ナルはメルのサイコメトリが出来ない以上帰って来る気がないのだと諦めていた。そして帰ってきたくなったらふらふら帰って来るとまで言っていたのだ。
「僕はジーンが事故に遭ったビジョンを見た」
「そうなんだ」
服を借りようとしたところを、同調したらしい。
「二度目に轢かれそうになった時、音は本当に近くまで迫っていた。そして、一瞬にして景色は変わった。これはたとえジーンの意識が朦朧としていようと、何かしら動作が見えるはずだ」
「うん」
「それに、ジーンが事故に遭った時、周りには誰もいなかった筈だ。でなければ加害者も轢き直して殺そうなんて思わない」
「そうだ……あの時は本当にまわりに人なんて居なかった。でも、見えない所に居たのかもしれない」
だとしても、助けるには姿を現さなければならないし、走ってくるにせよ飛び込んでくるにせよ、何も分からないままというのもおかしい。
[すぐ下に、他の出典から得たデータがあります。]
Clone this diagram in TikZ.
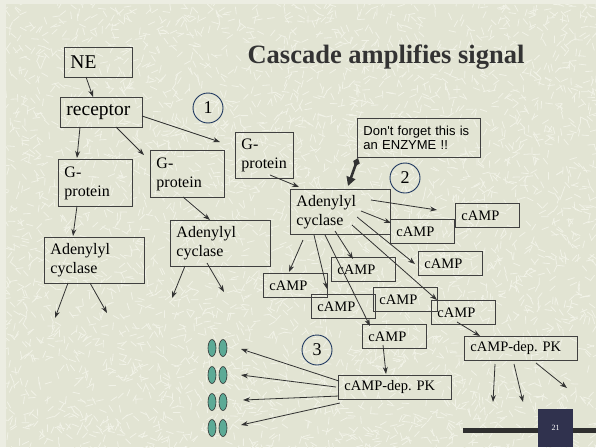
\documentclass[tikz,border=0pt]{standalone}
\usepackage{fontspec}
\setmainfont{Liberation Serif}
\newfontfamily\calloutfont{Liberation Sans}
\usetikzlibrary{arrows.meta}
\frenchspacing
\definecolor{bgc}{RGB}{226,228,211}
\definecolor{texc}{RGB}{241,242,231}
\definecolor{edgec}{RGB}{236,237,226}
\definecolor{lnc}{RGB}{64,64,64}
\definecolor{arc}{RGB}{50,50,50}
\definecolor{circc}{RGB}{30,55,95}
\definecolor{ovalc}{RGB}{92,170,150}
\definecolor{titlec}{RGB}{51,51,51}
\definecolor{footc}{RGB}{47,47,47}
\definecolor{navyc}{RGB}{48,50,78}
\newcommand\mybox[8]{\node[#1, minimum width=#5pt, minimum height=#6pt, text width=#7pt] (#2) at (#3,#4) {#8};}
\begin{document}
\begin{tikzpicture}[x=1pt,y=-1pt,
  box/.style={draw=lnc, line width=0.9pt, anchor=north west, inner xsep=6pt, inner ysep=0pt, align=left, text=black},
  bigbox/.style={box, font=\fontsize{19.5}{22}\selectfont},
  midbox/.style={box, font=\fontsize{16}{19}\selectfont},
  smbox/.style={box, font=\fontsize{14.5}{16}\selectfont},
  callbox/.style={box, font=\calloutfont\fontsize{13}{14.5}\selectfont},
  arr/.style={draw=arc, line width=0.8pt, -{Stealth[length=7pt,width=5pt]}},
  num/.style={circle, draw=circc, line width=0.9pt, minimum size=30pt, inner sep=0pt, font=\fontsize{18}{18}\selectfont},
  oval/.style={fill=ovalc, draw=arc, line width=0.6pt},
  texstroke/.style={draw=texc, line width=0.8pt, line cap=round}]
\useasboundingbox (0,0) rectangle (596,447);
\fill[bgc] (0,0) rectangle (596,447);
\begin{scope}
\clip (6,4) rectangle (596,447);
\pgfmathsetseed{12}
\foreach \i in {1,...,4200}{
  \pgfmathsetmacro\xa{rnd*604}
  \pgfmathsetmacro\ya{rnd*455}
  \pgfmathsetmacro\an{rnd*360}
  \draw[texstroke] (\xa,\ya) -- ++(\an:7);
}
\end{scope}
\fill[edgec] (0,0) rectangle (6,447);
\fill[edgec] (0,0) rectangle (596,4);

% title
\node[font=\bfseries\fontsize{26.5}{30}\selectfont, text=titlec, anchor=base] (title) at (386,63) {Cascade amplifies signal};

% boxes
\mybox{bigbox}{NE}{64}{47}{68}{30}{56}{NE}
\mybox{bigbox}{receptor}{60}{97}{82}{30}{70}{receptor}
\mybox{midbox}{gp1}{58}{159}{74}{47}{62}{G-\\protein}
\mybox{midbox}{gp2}{150}{150}{74}{47}{62}{G-\\protein}
\mybox{midbox}{gp3}{235}{132}{58}{46}{46}{G-\\protein}
\mybox{midbox}{AC1}{44}{237}{100}{46}{88}{Adenylyl\\cyclase}
\mybox{midbox}{AC2}{170}{220}{100}{46}{88}{Adenylyl\\cyclase}
\mybox{midbox}{AC3}{290}{189}{100}{45}{88}{Adenylyl\\cyclase}
\mybox{callbox}{note}{357}{118}{123}{39}{111}{Don't forget this is\\an ENZYME !!}
\mybox{smbox}{c1}{455}{203}{64}{24}{52}{cAMP}
\mybox{smbox}{c2}{390}{219}{64}{24}{52}{cAMP}
\mybox{smbox}{c3}{418}{251}{64}{24}{52}{cAMP}
\mybox{smbox}{c4}{331}{257}{64}{24}{52}{cAMP}
\mybox{smbox}{c5}{263}{273}{64}{24}{52}{cAMP}
\mybox{smbox}{c6}{311}{294}{64}{24}{52}{cAMP}
\mybox{smbox}{c7}{373}{287}{64}{24}{52}{cAMP}
\mybox{smbox}{c8}{431}{300}{64}{24}{52}{cAMP}
\mybox{smbox}{c9}{362}{324}{64}{24}{52}{cAMP}
\mybox{smbox}{PK1}{464}{336}{113}{24}{101}{cAMP-dep. PK}
\mybox{smbox}{PK2}{338}{375}{113}{24}{101}{cAMP-dep. PK}

% numbered circles
\node[num] (n1) at (208,108) {1};
\node[num] (n2) at (405,178) {2};
\node[num] (n3) at (317,350) {3};

% arrows
\draw[arr] ([shift={(22,30)}]NE.north west) -- ([shift={(33,0)}]receptor.north west);
\draw[arr] ([shift={(20,30)}]receptor.north west) -- ([shift={(19,-1)}]gp1.north west);
\draw[arr] ([shift={(56,30)}]receptor.north west) -- ([shift={(-6,5)}]gp2.north west);
\draw[arr] ([shift={(82,19)}]receptor.north west) -- ([shift={(-15,10)}]gp3.north west);
\draw[arr] ([shift={(19,47)}]gp1.north west) -- ([shift={(29,-1)}]AC1.north west);
\draw[arr] ([shift={(33,47)}]gp2.north west) -- ([shift={(40,0)}]AC2.north west);
\draw[arr] ([shift={(35,43)}]gp3.north west) -- ([shift={(9,-2)}]AC3.north west);
% AC1, AC2 outputs
\draw[arr] ([shift={(24,46)}]AC1.north west) -- ([shift={(11,81)}]AC1.north west);
\draw[arr] ([shift={(46,46)}]AC1.north west) -- ([shift={(63,76)}]AC1.north west);
\draw[arr] ([shift={(15,46)}]AC2.north west) -- ([shift={(2,78)}]AC2.north west);
\draw[arr] ([shift={(37,43)}]AC2.north west) -- ([shift={(54,72)}]AC2.north west);
% AC3 outputs
\draw[arr] ([shift={(81,11)}]AC3.north west) -- ([shift={(-18,7)}]c1.north west);
\draw[arr] ([shift={(71,22)}]AC3.north west) -- ([shift={(1,4)}]c2.north west);
\draw[arr] ([shift={(67,28)}]AC3.north west) -- ([shift={(-3,13)}]c3.north west);
\draw[arr] ([shift={(62,36)}]AC3.north west) -- ([shift={(6,0)}]c8.north west);
\draw[arr] ([shift={(45,42)}]AC3.north west) -- ([shift={(22,2)}]c4.north west);
\draw[arr] ([shift={(35,46)}]AC3.north west) -- ([shift={(8,2)}]c9.north west);
\draw[arr] ([shift={(24,46)}]AC3.north west) -- ([shift={(16,-5)}]c6.north west);
\draw[arr] ([shift={(13,51)}]AC3.north west) -- ([shift={(26,-1)}]c5.north west);
% cAMP to PK
\draw[arr] ([shift={(26,22)}]c8.north west) -- ([shift={(16,0)}]PK1.north west);
\draw[arr] ([shift={(21,21)}]c9.north west) -- ([shift={(48,-1)}]PK2.north west);
% PK1 outputs
\draw[arr] ([shift={(31,28)}]PK1.north west) -- ([shift={(29,66)}]PK1.north west);
\draw[arr] ([shift={(50,28)}]PK1.north west) -- ([shift={(59,66)}]PK1.north west);
\draw[arr] ([shift={(72,27)}]PK1.north west) -- ([shift={(103,52)}]PK1.north west);
% PK2 outputs
\draw[arr] ([shift={(1,6)}]PK2.north west) -- ([shift={(-97,-26)}]PK2.north west);
\draw[arr] ([shift={(-2,12)}]PK2.north west) -- ([shift={(-97,0)}]PK2.north west);
\draw[arr] ([shift={(1,21)}]PK2.north west) -- ([shift={(-95,25)}]PK2.north west);
\draw[arr] ([shift={(2,28)}]PK2.north west) -- ([shift={(-97,50)}]PK2.north west);
% callout pointer
\draw[draw=arc, line width=2.6pt, {Diamond[length=9pt,width=7pt]}-{Triangle[length=9pt,width=9pt]}] ([shift={(1,40)}]note.north west) -- ([shift={(58,-3)}]AC3.north west);

% ovals
\foreach \yy in {348,375,402,428}{
  \draw[oval] (212,\yy) ellipse (4pt and 8.5pt);
  \draw[oval] (223,\yy) ellipse (4pt and 8.5pt);
}

% footer
\fill[footc] (463,428) rectangle (596,433);
\node[fill=navyc, minimum width=35pt, minimum height=38pt, anchor=north west, inner sep=0pt, font=\fontsize{8}{9}\selectfont, text=white] (pg) at (538,409) {21};
\end{tikzpicture}
\end{document}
僕は意識の意識が曖昧だったからかと思っていたけど、やっぱりナルからみても急に景色が変わった様子はおかしいものらしい。加害者や車も病院に来ていたので車で運ばれたと言われれば納得するしかないが、僕たちはどうしてもそれが信じられないのだ。車に乗せられた感触も、走っていた感覚もしない。事故に遭った正確な時間はわからないけれど、病院に運ばれたのは早すぎる。憶測で発言するのは嫌いだからナルはこれ以上説明をしてくれなかったけれど、僕を助けてくれた人物はサイキッカーだったのかもしれない。それも、僕を運んでしまえるほどに強力な。
ナルはもともと去る者は追わないタイプだ。でも、メルを認めていたし、居ないことを喜んでいるわけではない。メルを認めているからこそ、どこかで生きて、自分で帰って来られると思っているんだと思う。でもメルはナルに似て頑固だし、僕を傷つけて死なせそうになった以上自分から帰ってくる事は無いだろう。
ナルの理由はどうであれ、僕はメルの手がかりをやすやすと手放す訳には行かないのだ。